On a call with analysts discussing loans to Australian businesses, Smith said: "We do have a lot of deals that are waiting to go that people are still reluctant to move on. It's actually going to be next year when we see that move. There is pent up demand."

Group margins excluding the global markets business "have increased modestly, but growth is slowing," the bank said in the statement.

Investors are focusing on margins, even as profits rise at Australia's largest lenders, because banks are still paying more to raise funds on international debt markets, three years after the financial crisis started.

Rising costs in debt markets means banks are also paying more interest to depositors at home, putting additional pressure on the profitability of the lending model.

Global doubts

According to Moody's Investors Service, ANZ Bank and National Australia Bank, the nation's largest business bank, need to raise as much as A$25 billion each year selling long- term bonds to help fund lending. Commonwealth Bank of Australia, the country's biggest lender, and Westpac Banking will need as much as A$50 billion, Moody's has said.

As margin pressure mounts, a recovery in credit demand in Australia has also been delayed amid doubts over the strength of the global economic recovery, according to bankers at Commonwealth Bank and National Australia Bank.

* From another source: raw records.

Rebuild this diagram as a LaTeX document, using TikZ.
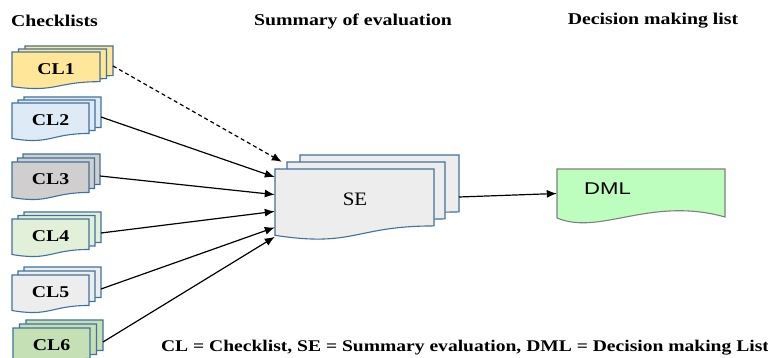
\documentclass[tikz,border=0pt]{standalone}
\usepackage{fontspec}
\usepackage{graphicx}
\setmainfont{Liberation Serif}
\newfontfamily\dmlfont{Liberation Sans}
\usetikzlibrary{arrows.meta}

\definecolor{pageedge}{HTML}{41719C}
\definecolor{clyellow}{HTML}{FFE699}
\definecolor{clblue}{HTML}{DEEBF7}
\definecolor{clgray}{HTML}{D0CECE}
\definecolor{clgreen}{HTML}{E2F0D9}
\definecolor{cllight}{HTML}{EDEDED}
\definecolor{cldark}{HTML}{C5E0B4}
\definecolor{dmlfill}{HTML}{BDFDBD}

% text is a little wider than the font
\newcommand{\wide}[1]{\scalebox{1.2}[1]{#1}}

% one page with a wavy lower edge: fill, x, y, width, height
\newcommand{\docpage}[5]{%
  \filldraw[page, fill=#1] (#2,#3) -- ++(#4,0) -- ++(0,{0.802*#5})
    .. controls ({#2+0.5*#4},{#3+0.802*#5}) and ({#2+0.5*#4},{#3+1.1075*#5}) .. (#2,{#3+0.934*#5}) -- cycle;}

% three pages: name, fill, x, y, width, height, dx, dy, text
\newcommand{\clstack}[9]{%
  \docpage{#2}{#3+2*#7}{#4+2*#8}{#5}{#6}
  \docpage{#2}{#3+#7}{#4+#8}{#5}{#6}
  \docpage{#2}{#3}{#4}{#5}{#6}
  \node[cltext] (#1) at ({#3+#5/2},{#4+0.46*#6}) {\wide{#9}};
  \coordinate (#1-out) at ({#3+#5+2*#7},{#4+14});}

\tikzset{
  page/.style={draw=pageedge, line width=1.1pt},
  cltext/.style={font=\bfseries\fontsize{16.5}{18}\selectfont, inner sep=0pt},
  head/.style={font=\bfseries\fontsize{16.5}{18}\selectfont, inner sep=0pt},
  flow/.style={line width=1.2pt, -{Latex[length=10pt,width=8pt]}},
}

\begin{document}
\begin{tikzpicture}[x=1pt,y=-1pt]
  \clip (0,0) rectangle (768,358);
  \fill[white] (0,0) rectangle (768,358);

  % headings
  \node[head] (head-cl) at (54.5,21) {\wide{Checklists}};
  \node[head] (head-se) at (353,21) {\wide{Summary of evaluation}};
  \node[head] (head-dml) at (653,21) {\wide{Decision making list}};

  % checklists
  \clstack{cl1}{clyellow}{12}{52}{88}{37}{6.5}{-3}{CL1}
  \clstack{cl2}{clblue}{12}{103}{77}{38}{6}{-3}{CL2}
  \clstack{cl3}{clgray}{12}{162}{77}{38}{5.5}{-4}{CL3}
  \clstack{cl4}{clgreen}{12}{219}{77}{38}{6}{-3.5}{CL4}
  \clstack{cl5}{cllight}{12}{275}{77}{38}{6}{-4}{CL5}
  \clstack{cl6}{cldark}{13}{328}{77}{38}{6.5}{-4}{CL6}

  % summary of evaluation
  \docpage{cllight}{300}{155}{159}{71}
  \docpage{cllight}{287}{162}{158}{71}
  \docpage{cllight}{275}{169}{159}{71}
  \node[minimum width=159pt, minimum height=68pt, inner sep=0pt] (se) at (354.5,203) {};
  \node[font=\fontsize{19}{22}\selectfont, inner sep=0pt] (se-text) at (355,199) {\scalebox{1.1}[1]{SE}};
  \coordinate (se-out) at (459,197);

  % decision making list
  \filldraw[draw=gray, line width=1.1pt, fill=dmlfill] (557,169) -- (725,169) -- (725,217)
    .. controls (650,196) and (600,236) .. (557,218) -- cycle;
  \node[minimum width=168pt, minimum height=49pt, inner sep=0pt] (dml) at (641,193.5) {};
  \node[font=\dmlfont\fontsize{17}{19}\selectfont, inner sep=0pt] (dml-text) at (607.5,189) {\scalebox{1.3}[1]{DML}};

  % connectors
  \draw[flow, dash pattern=on 4pt off 3pt] (cl1-out) -- ([xshift=7pt,yshift=7pt]se.north west);
  \draw[flow] (cl2-out) -- (se.162.5);
  \draw[flow] (cl3-out) -- (se.174.3);
  \draw[flow] (cl4-out) -- (se.186.5);
  \draw[flow] (cl5-out) -- (se.197.5);
  \draw[flow] (cl6-out) -- (se.203);
  \draw[flow] (se-out) -- (dml.west);

  % legend
  \node[head, font=\bfseries\fontsize{16.3}{18}\selectfont] (legend) at (465,348) {\wide{CL = Checklist, SE = Summary evaluation, DML = Decision making List}};
\end{tikzpicture}
\end{document}
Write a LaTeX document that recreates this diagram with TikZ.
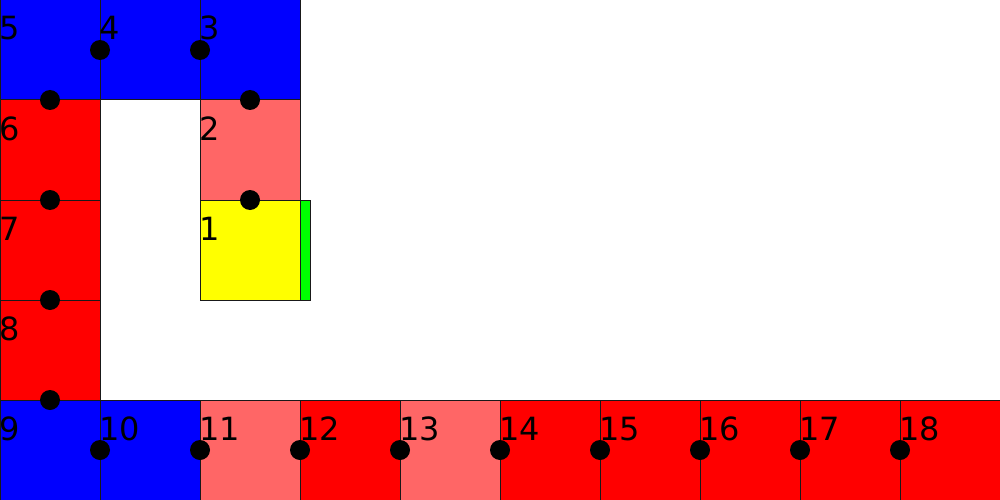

National Australia Bank Chief Executive Officer Cameron Clyne said this month that demand for corporate loans may not return until 2011, instead of 2010, after a market slump worldwide. ANZ Bank, seeking to increase the proportion of income generated from Asia to 20 per cent, said on August 16 that it started due diligence for a possible acquisition of a 57.3 per cent stake in Seoul-based Korea Exchange Bank, the lender put up for sale by Dallas-based Lone Star funds.

Lone Star, the buyout fund controlled by John Grayken, has tried for four years to sell its holding in Korea Exchange Bank as regulators examined the circumstances of its investment in the lender. The bank has said it expects Lone Star to complete the sale of its stake this year.